Diversity of ethnicity and gender remains an industry shortcoming, she said. “I want to remain optimistic,” she said of her experience as an Asian woman working in the U.S. entertainment industry. “But it is definitely a struggle.”

One positive sign for Kim is the nomination of the South Korean film “Parasite” as a Best Picture contender at this year’s Academy Awards. “It’s the first time,” she said, “but that doesn’t mean that there weren’t any other great Korean films — or Japanese or Chinese films — before.”

The intersection of entertainment and political activism has long been important to Nguyen, whose career history includes a stint as a field director and field organizer for Obama for America.

“I think everything’s kind of intertwined,” he said. “Culture doesn’t exist without politics, without learning about history and context, and so I bring that into the work that I do.”

The first segment in the docuseries deals with the issue of displacement by focusing on East Palo Alto, a California Bay Area community where longtime minority residents are being displaced because real estate speculators are buying houses in hopes of future profits. In some cases, the houses are being left vacant until enough well-to-do residents move onto a block to drive up home prices throughout the neighborhood.

“This is the last quote-unquote affordable neighborhood in Silicon Valley,” said Chang, noting that affordability means something very different to someone making more than $170,000 a year than it does to most of the people of modest means who had historically lived and worked in East Palo Alto. “Those people are being displaced, and that’s resegregation in a nutshell.”

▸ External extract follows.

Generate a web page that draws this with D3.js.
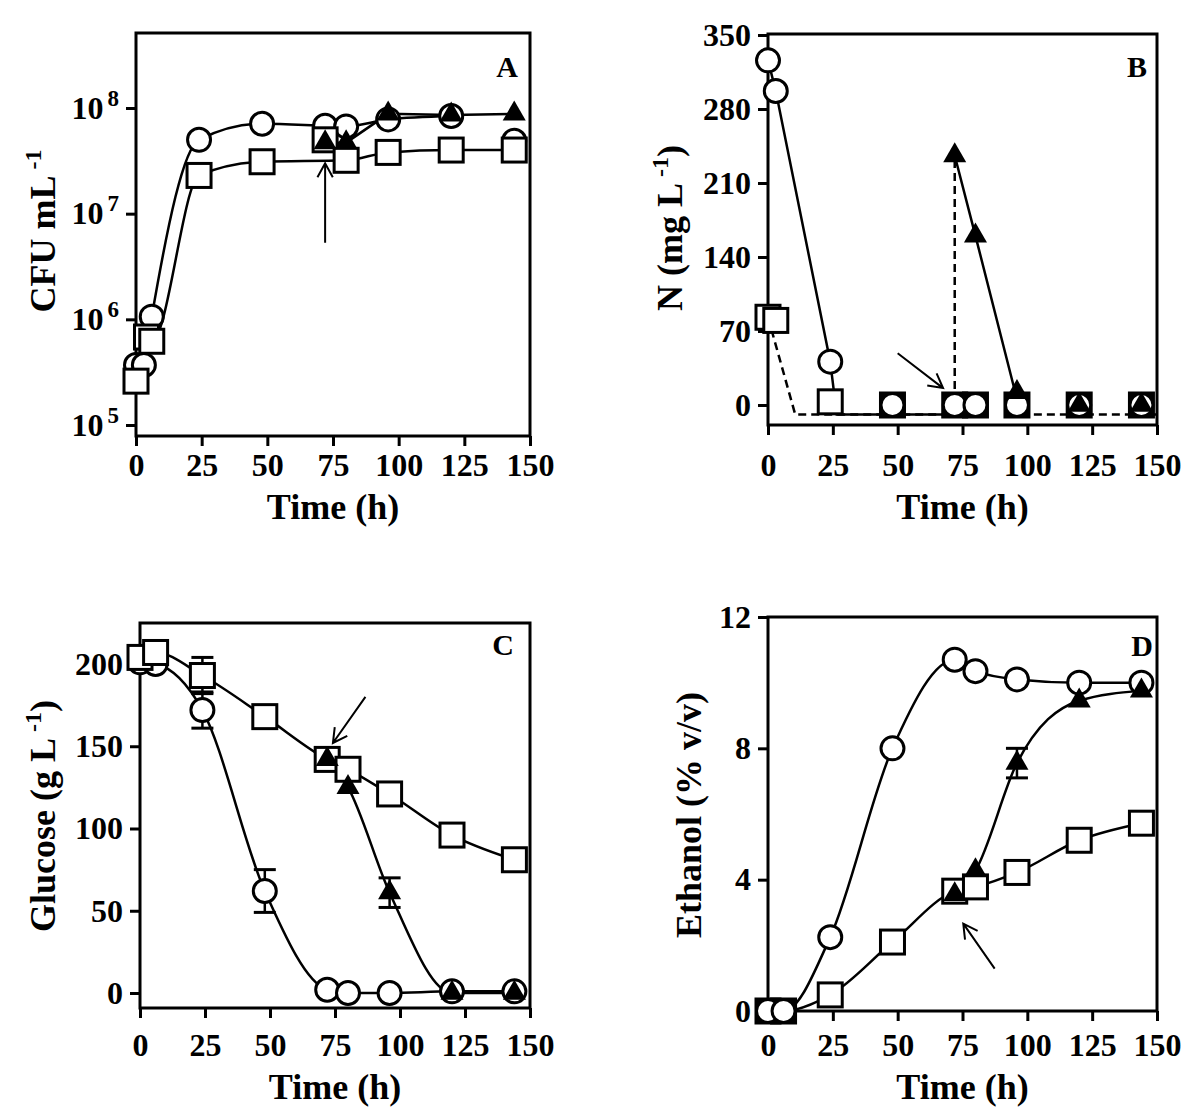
<!DOCTYPE html>
<html>
<head>
<meta charset="utf-8">
<script src="https://cdn.jsdelivr.net/npm/d3@7"></script>
<style>
  body { margin: 0; background: #fff; }
  svg text { font-family: "Liberation Serif", "Times New Roman", serif; font-weight: bold; fill: #000; }
</style>
</head>
<body>
<svg id="chart" width="1200" height="1118"></svg>
<script>
// ---------- data ----------
const timeTicks = [0, 25, 50, 75, 100, 125, 150];

// A: viable cells (CFU/mL), log scale
const cfuCircleT = [0, 3, 6, 24, 48, 72, 80, 96, 120, 144];
const cfuCircle  = [3.7e5, 3.7e5, 1.06e6, 5.0e7, 7.1e7, 6.8e7, 6.7e7, 7.8e7, 8.4e7, 4.9e7];
const cfuSquareT = [0, 4, 6, 24, 48, 72, 80, 96, 120, 144];
const cfuSquare  = [2.6e5, 6.8e5, 6.2e5, 2.3e7, 3.1e7, 5.0e7, 3.2e7, 3.8e7, 4.0e7, 4.0e7];
const cfuTriT    = [72, 80, 96, 120, 144];
const cfuTri     = [4.7e7, 4.7e7, 8.8e7, 8.6e7, 8.8e7];
const cfuTicks   = [1e5, 1e6, 1e7, 1e8];
const arrowA     = [[72, 5.3e6], [72, 3.0e7]];

// B: nitrogen (mg/L)
const nT         = [0, 3, 24, 48, 72, 80, 96, 120, 144];
const nCircle    = [326, 297, 41, 0, 0, 0, 0, 0, 0];
const nSquare    = [83, 80, 3, 0, 0, 0, 0, 0, 0];
const nTriT      = [72, 80, 96, 120, 144];
const nTri       = [236, 160, 12, 0, 0];
const nCircleLineT = [0, 3, 24, 26.5, 72];
const nCircleLineV = [326, 297, 41, -9, -9];
const nDashLineT = [0, 10.5, 72, 72];
const nDashLineV = [83, -9, -9, 236];
const nTriLineT  = [72, 80, 97.5];
const nTriLineV  = [236, 160, -9];
const nTailLineT = [97.5, 150];
const nTailLineV = [-9, -9];
const nTicks     = [0, 70, 140, 210, 280, 350];
const arrowB     = [[50, 49], [67.5, 16]];

// C: glucose (g/L)
const glcT         = [0, 6, 24, 48, 72, 80, 96, 120, 144];
const glcCircle    = [201, 200, 172, 62, 2, 0, 0, 1, 1];
const glcCircleErr = [0, 0, 11, 13, 0, 0, 0, 0, 0];
const glcSquare    = [204, 207, 193, 168, 142, 136, 121, 96, 81];
const glcSquareErr = [0, 0, 11, 0, 0, 0, 0, 0, 0];
const glcTriT      = [72, 80, 96, 120, 144];
const glcTri       = [142, 125, 61, 0, 0];
const glcTriErr    = [0, 0, 9, 0, 0];
const glcTicks     = [0, 50, 100, 150, 200];
const arrowC       = [[86.7, 180], [74.2, 152]];

// D: ethanol (% v/v)
const etT        = [0, 6, 24, 48, 72, 80, 96, 120, 144];
const etCircle   = [0, 0, 2.25, 8.0, 10.7, 10.35, 10.1, 10.0, 10.0];
const etSquare   = [0, 0, 0.49, 2.1, 3.65, 3.78, 4.22, 5.2, 5.72];
const etTriT     = [72, 80, 96, 120, 144];
const etTri      = [3.55, 4.28, 7.55, 9.45, 9.75];
const etTriErr   = [0, 0, 0.45, 0, 0];
const etTicks    = [0, 4, 8, 12];
const arrowD     = [[87.4, 1.29], [75.3, 2.66]];

// ---------- helpers ----------
const svg = d3.select('#chart');

function zip(t, v, e) {
    return t.map((ti, i) => ({ t: ti, v: v[i], e: e ? e[i] : 0 }));
}

function setupPanel(cfg) {
    const g = svg.append('g');
    const x = d3.scaleLinear().domain([0, 150]).range([cfg.left, cfg.right]);
    const y = cfg.y;

    g.append('clipPath').attr('id', 'clip' + cfg.id)
        .append('rect')
        .attr('x', cfg.left).attr('y', cfg.top)
        .attr('width', cfg.right - cfg.left).attr('height', cfg.bottom - cfg.top);

    // x axis
    const xAxis = g.append('g')
        .attr('transform', `translate(0,${cfg.bottom})`)
        .call(d3.axisBottom(x).tickValues(timeTicks).tickSize(10)
            .tickPadding(cfg.labelY - cfg.bottom - 22));
    xAxis.select('.domain').remove();
    xAxis.selectAll('line').attr('stroke', '#000').attr('stroke-width', 3);
    xAxis.selectAll('text').style('font-size', '32px');

    // y axis
    const yAxis = g.append('g')
        .attr('transform', `translate(${cfg.left},0)`)
        .call(d3.axisLeft(y).tickValues(cfg.yTicks).tickSize(10).tickPadding(7)
            .tickFormat(cfg.log ? '' : d3.format('d')));
    yAxis.select('.domain').remove();
    yAxis.selectAll('line').attr('stroke', '#000').attr('stroke-width', 3);
    yAxis.selectAll('text').style('font-size', '32px');
    if (cfg.log) {
        yAxis.selectAll('text').each(function(d) {
            const t = d3.select(this);
            t.append('tspan').text('10');
            t.append('tspan').attr('dx', 4).attr('dy', -13)
                .style('font-size', '23px').text(Math.round(Math.log10(d)));
        });
    }

    // frame
    g.append('rect')
        .attr('x', cfg.left).attr('y', cfg.top)
        .attr('width', cfg.right - cfg.left).attr('height', cfg.bottom - cfg.top)
        .attr('fill', 'none').attr('stroke', '#000').attr('stroke-width', 3);

    // axis titles
    g.append('text')
        .attr('x', (cfg.left + cfg.right) / 2).attr('y', cfg.labelY + 54)
        .attr('text-anchor', 'middle').style('font-size', '36px')
        .text('Time (h)');

    const yt = g.append('text')
        .attr('transform', `translate(${cfg.titleX},${cfg.titleY}) rotate(-90)`)
        .attr('text-anchor', 'middle').style('font-size', '36px');
    yt.append('tspan').text(cfg.yTitle[0]);
    if (cfg.yTitle[1]) {
        yt.append('tspan').attr('dx', 6).attr('dy', -14).style('font-size', '24px').text(cfg.yTitle[1]);
        yt.append('tspan').attr('dy', 14).text(cfg.yTitle[2]);
    }

    g.append('text')
        .attr('x', cfg.letter[0]).attr('y', cfg.letter[1] + 10)
        .attr('text-anchor', 'middle').style('font-size', '30px')
        .text(cfg.id);

    return { g, x, y, clip: 'url(#clip' + cfg.id + ')' };
}

function drawLine(p, pts, curve, dashed) {
    const line = d3.line().x(d => p.x(d.t)).y(d => p.y(d.v)).curve(curve);
    p.g.append('path')
        .datum(pts)
        .attr('d', line)
        .attr('clip-path', p.clip)
        .attr('fill', 'none')
        .attr('stroke', '#000')
        .attr('stroke-width', 2.5)
        .attr('stroke-dasharray', dashed ? '8,5' : null);
}

function drawErr(p, pts) {
    pts.filter(d => d.e > 0).forEach(d => {
        const cx = p.x(d.t), y1 = p.y(d.v - d.e), y2 = p.y(d.v + d.e);
        p.g.append('line').attr('x1', cx).attr('x2', cx).attr('y1', y1).attr('y2', y2)
            .attr('stroke', '#000').attr('stroke-width', 2.5);
        [y1, y2].forEach(yy => {
            p.g.append('line').attr('x1', cx - 11).attr('x2', cx + 11).attr('y1', yy).attr('y2', yy)
                .attr('stroke', '#000').attr('stroke-width', 3);
        });
    });
}

function drawMarkers(p, pts, shape) {
    const sel = p.g.append('g').selectAll('.m').data(pts).enter();
    if (shape === 'circle') {
        sel.append('circle')
            .attr('cx', d => p.x(d.t)).attr('cy', d => p.y(d.v)).attr('r', 11.5)
            .attr('fill', '#fff').attr('stroke', '#000').attr('stroke-width', 3);
    } else if (shape === 'square') {
        // squares sitting at zero render solid in the original
        sel.append('rect')
            .attr('x', d => p.x(d.t) - 12).attr('y', d => p.y(d.v) - 12)
            .attr('width', 24).attr('height', 24)
            .attr('fill', d => d.v === 0 ? '#000' : '#fff')
            .attr('stroke', '#000').attr('stroke-width', 3);
    } else {
        sel.append('path')
            .attr('transform', d => `translate(${p.x(d.t)},${p.y(d.v)})`)
            .attr('d', d3.symbol(d3.symbolTriangle, 230)())
            .attr('fill', '#000');
    }
}

function drawArrow(p, a) {
    const x1 = p.x(a[0][0]), y1 = p.y(a[0][1]), x2 = p.x(a[1][0]), y2 = p.y(a[1][1]);
    const ang = Math.atan2(y2 - y1, x2 - x1);
    const len = 16, spread = 0.5;
    const path = d3.path();
    path.moveTo(x1, y1); path.lineTo(x2, y2);
    path.moveTo(x2 - len * Math.cos(ang - spread), y2 - len * Math.sin(ang - spread));
    path.lineTo(x2, y2);
    path.lineTo(x2 - len * Math.cos(ang + spread), y2 - len * Math.sin(ang + spread));
    p.g.append('path').attr('d', path.toString())
        .attr('fill', 'none').attr('stroke', '#000').attr('stroke-width', 2);
}

// ---------- panel A ----------
const pA = setupPanel({
    id: 'A', left: 136, right: 530, top: 33, bottom: 436,
    y: d3.scaleLog().domain([1e5, 1e8]).range([425, 108]), log: true,
    yTicks: cfuTicks, labelY: 465, titleX: 55, titleY: 231,
    yTitle: ['CFU mL', '-1', ''], letter: [507, 67]
});
const aCircle = zip(cfuCircleT, cfuCircle);
const aSquare = zip(cfuSquareT, cfuSquare);
const aTri = zip(cfuTriT, cfuTri);
drawLine(pA, aCircle.filter(d => d.t <= 120), d3.curveMonotoneX);
drawLine(pA, aSquare.filter(d => d.t !== 72), d3.curveMonotoneX);
drawLine(pA, aTri, d3.curveLinear);
drawMarkers(pA, aCircle, 'circle');
drawMarkers(pA, aSquare, 'square');
drawMarkers(pA, aTri, 'triangle');
drawArrow(pA, arrowA);

// ---------- panel B ----------
const pB = setupPanel({
    id: 'B', left: 768, right: 1157, top: 34, bottom: 425,
    y: d3.scaleLinear().domain([0, 350]).range([405, 35]),
    yTicks: nTicks, labelY: 465, titleX: 682, titleY: 228,
    yTitle: ['N (mg L', '-1', ')'], letter: [1137, 67]
});
drawLine(pB, zip(nDashLineT, nDashLineV), d3.curveLinear, true);
drawLine(pB, zip(nTailLineT, nTailLineV), d3.curveLinear, true);
drawLine(pB, zip(nCircleLineT, nCircleLineV), d3.curveLinear);
drawLine(pB, zip(nTriLineT, nTriLineV), d3.curveLinear);
drawMarkers(pB, zip(nT, nSquare), 'square');
drawMarkers(pB, zip(nT, nCircle), 'circle');
drawMarkers(pB, zip(nTriT, nTri), 'triangle');
drawArrow(pB, arrowB);

// ---------- panel C ----------
const pC = setupPanel({
    id: 'C', left: 140, right: 530, top: 623, bottom: 1008,
    y: d3.scaleLinear().domain([0, 200]).range([993, 664]),
    yTicks: glcTicks, labelY: 1045, titleX: 55, titleY: 816,
    yTitle: ['Glucose (g L', '-1', ')'], letter: [503, 645]
});
const cCircle = zip(glcT, glcCircle, glcCircleErr);
const cSquare = zip(glcT, glcSquare, glcSquareErr);
const cTri = zip(glcTriT, glcTri, glcTriErr);
drawLine(pC, cCircle, d3.curveMonotoneX);
drawLine(pC, cSquare, d3.curveMonotoneX);
drawLine(pC, cTri, d3.curveMonotoneX);
drawErr(pC, cCircle);
drawErr(pC, cSquare);
drawErr(pC, cTri);
drawMarkers(pC, cCircle, 'circle');
drawMarkers(pC, cSquare, 'square');
drawMarkers(pC, cTri, 'triangle');
drawArrow(pC, arrowC);

// ---------- panel D ----------
const pD = setupPanel({
    id: 'D', left: 768, right: 1157, top: 617, bottom: 1011,
    y: d3.scaleLinear().domain([0, 12]).range([1011, 617]),
    yTicks: etTicks, labelY: 1045, titleX: 701, titleY: 815,
    yTitle: ['Ethanol (% v/v)'], letter: [1142, 646]
});
const dCircle = zip(etT, etCircle);
const dSquare = zip(etT, etSquare);
const dTri = zip(etTriT, etTri, etTriErr);
drawLine(pD, dCircle, d3.curveMonotoneX);
drawLine(pD, dSquare, d3.curveMonotoneX);
drawLine(pD, dTri, d3.curveMonotoneX);
drawErr(pD, dTri);
drawMarkers(pD, dSquare, 'square');
drawMarkers(pD, dCircle, 'circle');
drawMarkers(pD, dTri, 'triangle');
drawArrow(pD, arrowD);
</script>
</body>
</html>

Chang noted that the word gentrification is literally derived from the word gentry — the class of rich people just below the nobility in the United Kingdom. Likewise, in places like East Palo Alto, “the wealthy are moving in, and it ‘disappears’ the people who are forced to move out.”

Another segment in the docuseries focuses on inter-ethnic tensions, particularly from the point of view of Asian Americans.

Many Asian Americans are “self-conscious of both our oppression and our privilege,” Chang said.

Chang was studying toward a master’s degree in Asian American Studies at UCLA during the time of the 1992 Los Angeles uprising. At the time, there was a notion that Asian American Studies should focus solely on the experiences of Asian Americans, he recalled.

“And I think, for those of us who came of age during that particular period, our reality was much different,” Chang told the audience. “It became a reflection on the position that Asian Americans can take against racial injustice — Asian American empowerment or … empowerment for everyone.”

“To me, it’s like trying to figure out this whole labeling system,” Kim said. “It’s great to embrace who we are. But if the labeling works against who we are and separates people, then that’s where I think we need to have an in-depth conversation to find a better balance and live together.”

As a filmmaker, Nguyen said he looks for opportunities to attack racial problems at the systemic level by helping to bridge communities.

People of all races should be encouraged to tell their stories, he said. “The truest enactment of the American Dream is being able to tell your own story. I think that’s what I’m trying to do as a filmmaker. I think that’s what we’re all trying to do — to tell our own story, because we think once our voices are heard, then we can be seen.”

In addition to the UCLA Luskin School of Public Affairs, the event was co-sponsored by UCLA Asian American Studies and its Center for Ethno Communications. Other co-sponsors were the Bunche Center for African American Studies at UCLA, UCLA Chicana and Chicano Studies, the UCLA Luskin Undergraduate Program and Visual Communications.